1934: In Gaudy Night, Bunter plays a minor part. He is allowed to use his camera and find a hairpin.

1935: In Busman's Honeymoon, Bunter prepares Wimsey and his nephew for Wimsey's wedding. He takes part in the subterfuge which whisks the couple away from reporters afterwards. He deals with the strange circumstances surrounding their arrival at Talboys and efficiently sets up a support group over which he presides. He also hires a number of animals to scare off reporters. The housekeeper provokes an outburst from him when she washes the bottles of Cockburn '96 port. Bunter is almost overwhelmed when Wimsey turns to him, not his new wife, for help. Bunter and Vane together help Wimsey at the execution of the murderer.

1936–37: In Thrones, Dominations, Bunter is in service to Vane and Wimsey in their London house, with his brother Meredith as butler. Bunter is called upon to assist in an investigation. He uses his camera at the scene of the crime and discovers a blocked sink; he goes to France with Wimsey on a diplomatic mission concerning the new king Edward VIII. Bunter marries professional photographer Hope Fanshaw. They have a son, Peter Meredith, born December 1937.
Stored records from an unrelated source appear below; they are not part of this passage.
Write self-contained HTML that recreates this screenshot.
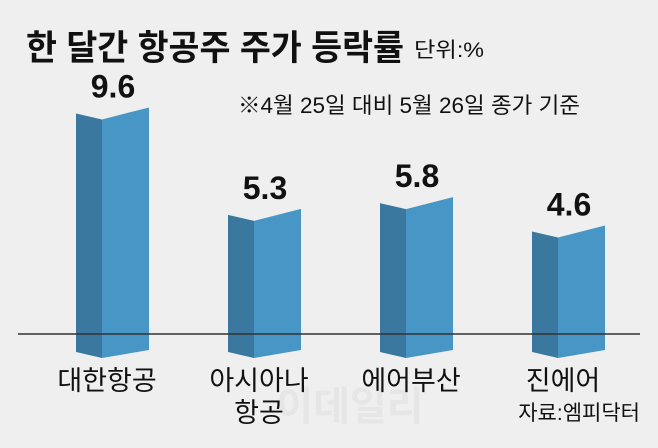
<!DOCTYPE html>
<html><head><meta charset="utf-8"><style>
html,body{margin:0;padding:0;background:#fff}
svg{display:block}
text{font-family:"Liberation Sans","Noto Sans CJK KR",sans-serif}
</style></head><body>
<svg id="chart" width="658" height="448" viewBox="0 0 658 448">
<rect x="0" y="0" width="658" height="448" fill="#efefef"/>
<text x="26" y="60" font-size="35" font-weight="bold" fill="#111" textLength="378" lengthAdjust="spacingAndGlyphs">한 달간 항공주 주가 등락률</text>
<text x="414" y="57" font-size="21" fill="#111" textLength="70" lengthAdjust="spacingAndGlyphs">단위:%</text>
<text x="238" y="113" font-size="22" fill="#111" textLength="342" lengthAdjust="spacingAndGlyphs">※4월 25일 대비 5월 26일 종가 기준</text>
<text x="350" y="420" font-size="40" font-weight="bold" fill="#e6e6e6" text-anchor="middle">이데일리</text>
<g id="bars"></g>
<line x1="18" y1="334" x2="640" y2="334" stroke="#333" stroke-width="1.5"/>
<text x="640" y="420" font-size="21" fill="#111" text-anchor="end">자료:엠피닥터</text>
</svg>
<script>
var categories = ["대한항공", "아시아나|항공", "에어부산", "진에어"];
var values = [9.6, 5.3, 5.8, 4.6];
var baseY = 334, unit = 23.6, x0 = 76, step = 152;
function yOf(v){ return baseY - v*unit; }
function xOf(i){ return x0 + i*step; }
var g = document.getElementById('bars');
var NS = "http://www.w3.org/2000/svg";
values.forEach(function(v,i){
  var l = xOf(i), m = l+26, r = l+73, top = yOf(v), bot = 356;
  var left = document.createElementNS(NS,'polygon');
  
  
  left.setAttribute('points', l+','+(top+6)+' '+m+','+(top+12)+' '+m+','+(bot+2)+' '+l+','+(bot-4));
  left.setAttribute('fill', '#3a78a0');
  g.appendChild(left);
  var right = document.createElementNS(NS,'polygon');
  
  
  right.setAttribute('points', m+','+(top+12)+' '+r+','+top+' '+r+','+(bot-6)+' '+m+','+(bot+2));
  right.setAttribute('fill', '#4896c6');
  g.appendChild(right);
  var t = document.createElementNS(NS,'text');
  
  
  t.setAttribute('x', l+37); t.setAttribute('y', top-10);
  t.setAttribute('text-anchor','middle'); t.setAttribute('font-size','32'); t.setAttribute('font-weight','bold'); t.setAttribute('fill','#111');
  t.textContent = v.toFixed(1);
  g.appendChild(t);
  categories[i].split('|').forEach(function(line,k){
    var c = document.createElementNS(NS,'text');
    
    
    c.setAttribute('x', l+31); c.setAttribute('y', 390+k*32);
    c.setAttribute('text-anchor','middle'); c.setAttribute('font-size','27'); c.setAttribute('fill','#111');
    c.textContent = line;
    document.getElementById('chart').appendChild(c);
  });
});
</script>
</body></html>
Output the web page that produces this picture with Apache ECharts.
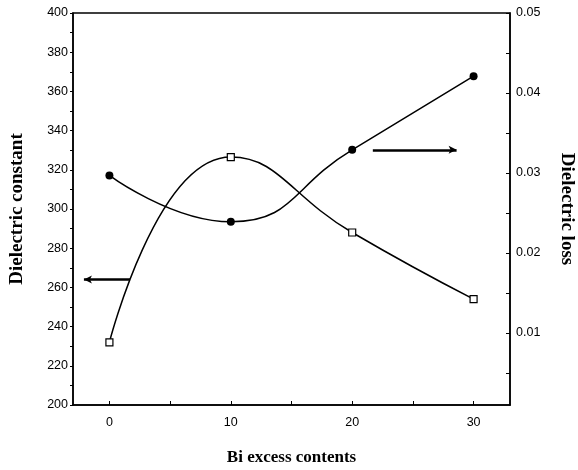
<!DOCTYPE html>
<html><head><meta charset="utf-8">
<script src="https://cdn.jsdelivr.net/npm/echarts@6/dist/echarts.min.js"></script>
<style>html,body{margin:0;padding:0;background:#fff}#c{width:578px;height:470px}</style>
</head><body><div id="c"></div>
<script>
const biContent = [0, 10, 20, 30];
const dielectricConstant = [232, 326.5, 288, 254];
const dielectricLoss = [0.0297, 0.0239, 0.0329, 0.0421];
const xTickLabels = [0, 10, 20, 30];
const xTicks = [0, 5, 10, 15, 20, 25, 30];
const lossTickLabels = [0.01, 0.02, 0.03, 0.04, 0.05];
const lossTicks = [0.005, 0.01, 0.015, 0.02, 0.025, 0.03, 0.035, 0.04, 0.045, 0.05];

const chart = echarts.init(document.getElementById('c'));
const tickFont = {color:'#000', fontFamily:'Liberation Sans, Arial', fontSize:12.5};
const titleFont = {color:'#000', fontFamily:'Liberation Serif, Times New Roman', fontWeight:'bold', fontSize:19};
chart.setOption({
  animation:false,
  grid:{left:73, right:68, top:13, bottom:65, show:true, borderColor:'#000', borderWidth:1.5,
        containLabel:false, outerBoundsMode:'none'},
  xAxis:{type:'value', min:-3, max:33,
    name:'Bi excess contents', nameLocation:'middle', nameGap:44,
    nameTextStyle:Object.assign({}, titleFont, {fontSize:17}),
    axisLine:{onZero:false, lineStyle:{color:'#000', width:1.5}},
    axisTick:{inside:true, length:4, customValues:xTicks, lineStyle:{color:'#000'}},
    axisLabel:Object.assign({customValues:xTickLabels, margin:11}, tickFont),
    splitLine:{show:false}},
  yAxis:[
    {type:'value', min:200, max:400, interval:20,
     name:'Dielectric constant', nameLocation:'middle', nameGap:46, nameRotate:90,
     nameTextStyle:titleFont,
     axisLine:{show:true, onZero:false, lineStyle:{color:'#000', width:1.5}},
     axisTick:{inside:false, length:3, lineStyle:{color:'#000'}},
     minorTick:{show:true, splitNumber:2, length:3, lineStyle:{color:'#000'}},
     axisLabel:Object.assign({margin:5}, tickFont),
     splitLine:{show:false}},
    {type:'value', min:0.001, max:0.05, position:'right',
     name:'Dielectric loss', nameLocation:'middle', nameGap:47, nameRotate:-90,
     nameTextStyle:titleFont,
     axisLine:{show:true, onZero:false, lineStyle:{color:'#000', width:1.5}},
     axisTick:{show:true, inside:true, length:4, customValues:lossTicks, lineStyle:{color:'#000'}},
     axisLabel:Object.assign({customValues:lossTickLabels, margin:6, formatter:v=>v.toFixed(2)}, tickFont),
     splitLine:{show:false}}
  ],
  series:[
    {type:'line', yAxisIndex:0, smooth:0.5,
     data:biContent.map((x,i)=>[x, dielectricConstant[i]]),
     symbol:'rect', symbolSize:7,
     itemStyle:{color:'#fff', borderColor:'#000', borderWidth:1.2},
     lineStyle:{color:'#000', width:1.5},
     markLine:{silent:true, symbol:['none','arrow'], symbolSize:[6,8], label:{show:false},
       lineStyle:{color:'#000', width:2.5, type:'solid'},
       data:[[{coord:[1.7, 264]}, {coord:[-2.1, 264]}]]}},
    {type:'line', yAxisIndex:1, smooth:0.5,
     data:biContent.map((x,i)=>[x, dielectricLoss[i]]),
     symbol:'circle', symbolSize:8,
     itemStyle:{color:'#000'},
     lineStyle:{color:'#000', width:1.5},
     markLine:{silent:true, symbol:['none','arrow'], symbolSize:[6,8], label:{show:false},
       lineStyle:{color:'#000', width:2.5, type:'solid'},
       data:[[{coord:[21.7, 0.0329]}, {coord:[28.6, 0.0329]}]]}}
  ]
});
</script></body></html>
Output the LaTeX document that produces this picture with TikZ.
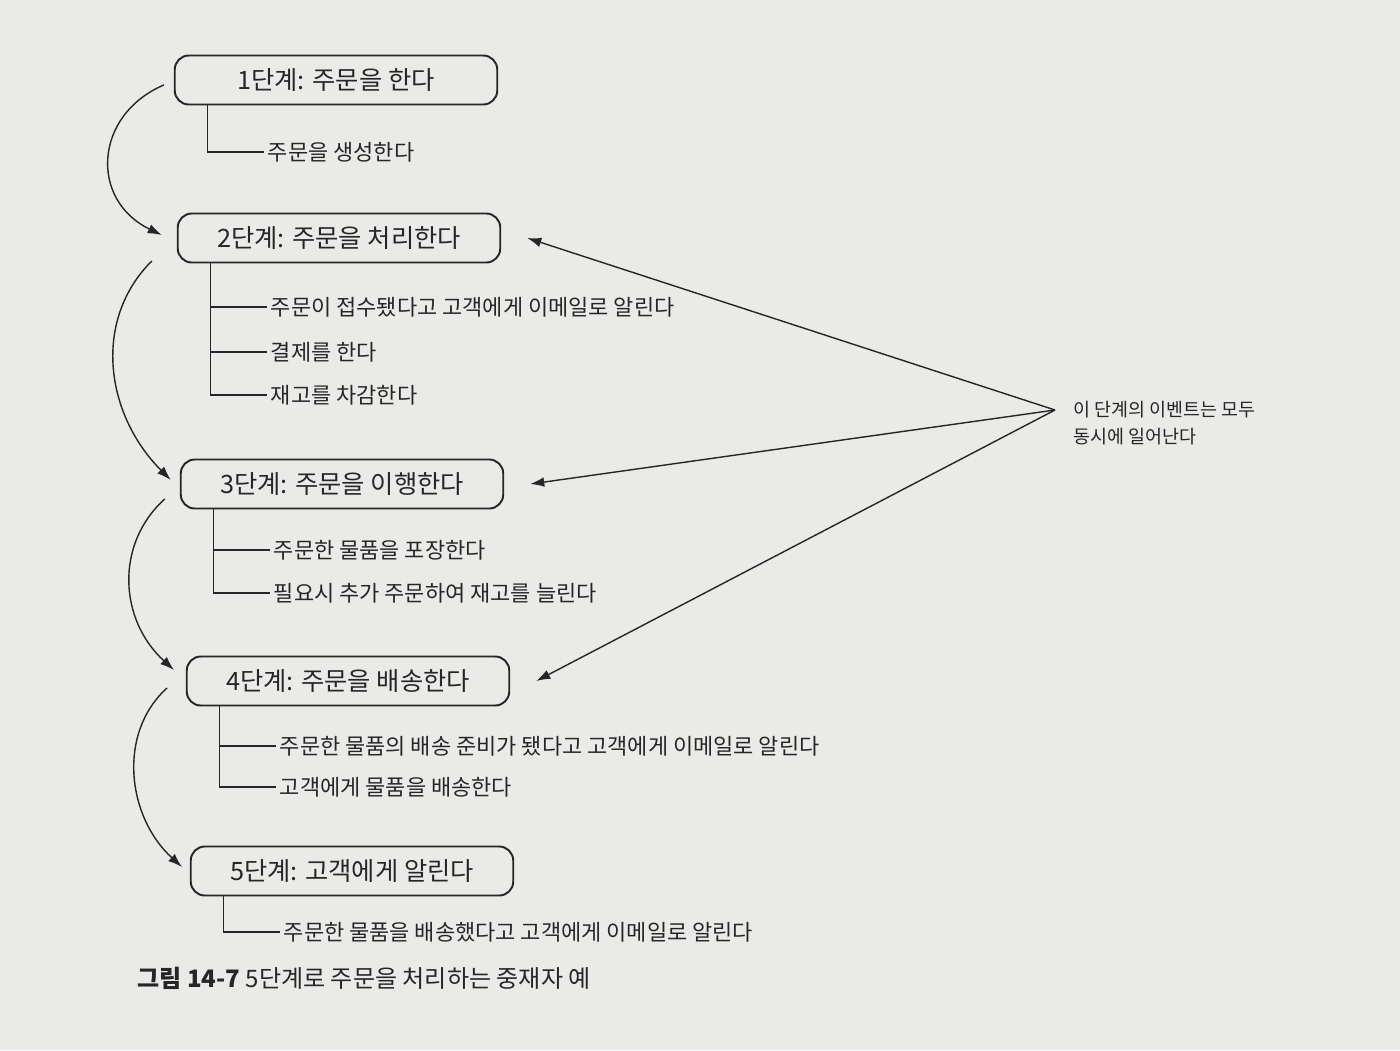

1940: In A Presumption of Death, Vane moves with her children from London to Talboys at Paggleham, Hertfordshire. Bunter accompanies Wimsey on secret missions in Europe. He returns without Wimsey and resumes service with Vane. His wife, Hope, is working on aerial reconnaissance at Lopsley Manor; their son is with her parents in Evesham. Bunter attempts to rejoin the services, but is too old and instead takes part in organising the local Home Guard unit; he makes pellets for their shotguns. Bunter makes himself quarters in the attic. After Wimsey's return, he becomes involved in the death of a spy. He visits his son and in-laws in Evesham, and a friend in Gloucester. He deals in the country black market for the family.

1941: Hope's studio is blitzed, so the Bunters rent a cottage in Paggleham near Talboys.

1942: In "Talboys", Bunter is only mentioned as a servant who sleeps in the attic. The last words of the story refer to "Bunter who knew everything without asking."

== In popular culture ==
In the 1998 horror novel Bag of Bones by Stephen King, Bunter is the name given to the moose head that sits over the fireplace of main character Mike Noonan's vacation house.

== Reception ==
Bunter has been described as resembling P. G. Wodehouse's Jeeves. A perfect manservant and a detective's assistant, he has been said to be more intelligent then Holmes' Watson.